The possible extension here to this ticket is that maybe podman and the like are mounting a whole lot more of /sys (and /proc for that matter) than is strictly needed for effective operation. I wonder then if it's possible to override that by a bind mount that exposes nothing for that particular file or directory. It remains to be seen whether podman will fully cooperate with such overrides. I don't know if podman needs a recompile in order to not fully inject all of /sys into the container altogether.

Although, I ran a very quick test to mount some empty directory into /proc/irq in the container, and that appeared to work (in that the container showed it as empty), although the system also reported a double mount of that destination. Potentially the container may have a way to access the underlying mount point; I'm not sure, but that may be a risk. Although just like before, if I don't need to inject it in, I wonder, why do so at all? If I knew exactly what I didn't need to include for /proc and /sys (or conversely, what I did need to include) I would do that. Hopefully what's needed ultimately is pretty minimal.
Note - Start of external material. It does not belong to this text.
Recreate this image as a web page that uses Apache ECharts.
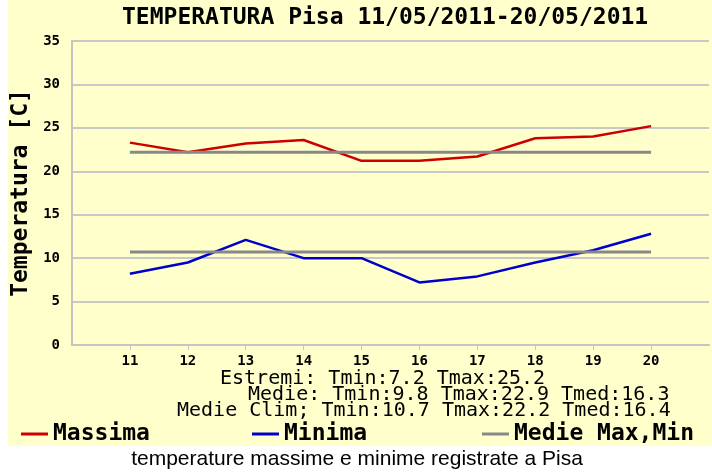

Perhaps some things can be reported upstream, like a possibility of tightening what's injected into a container for podman and others. Or as you are saying, the DRI functionality that wasn't requested and which may not have even been granted entitlement on the host with UNIX group permissions, could represent too much scope of access for a container that was not specifically requested.

mviereck commented 2 years ago

Anyhow perhaps those devices aren't needed then if I'm able to comment out their inclusion in the X container. Anyhow while it's good to note that the devices aren't passed into the command container, I'm wondering if they need to be passed into the X container, especially when the user doesn't actively request the GPU inclusion.

That is right, there is mostly no hard need to include them in the X container. At least nxagent and Xephyr run fine without it, maybe not using it at all. However, some nested X servers might make use of it. At least the xpra client uses it for better performance, and at least Xorg and Xwaylandneed it. Because the command container does not have access to the devices this way, I do not hesitate to add them even in cases where it could be avoided.

In case one uses --gpu=virgl the device files are used even with X servers that would not support GPU acceleration otherwise, like Xephyr and nxagent.


I'll write some more about the irregular device access through /sys, I'll check a conversation I had some time ago for some details.

Intensity commented 2 years ago

Because the command container does not have access to the devices this way, I do not hesitate to add them even in cases where it could be avoided.

I meant to reply to your overall last response; I didn't see a way in Github to abandon a comment draft.

Anyhow, it's definitely reassuring that the command container doesn't have direct access to those devices. After all, I would imagine x11docker is there to protect against a variety of distribution and external packages that may be less vetted than a long-standing Linux distribution's core X11 packages. I may be inclined not to include the devices in the X container either, for the very reasons of minimality. Although it's probably unlikely (and I don't know all the details), there could still be some vector of exposure, and every year or two there may be a significant enough bug in core X11 functionality that's raised.

I look forward to your thoughts or writeup regarding /sys exposure. I may add my own overrides in the meantime to not include certain directories in the container. Even if it's overkill, it's still an experiment in minimality.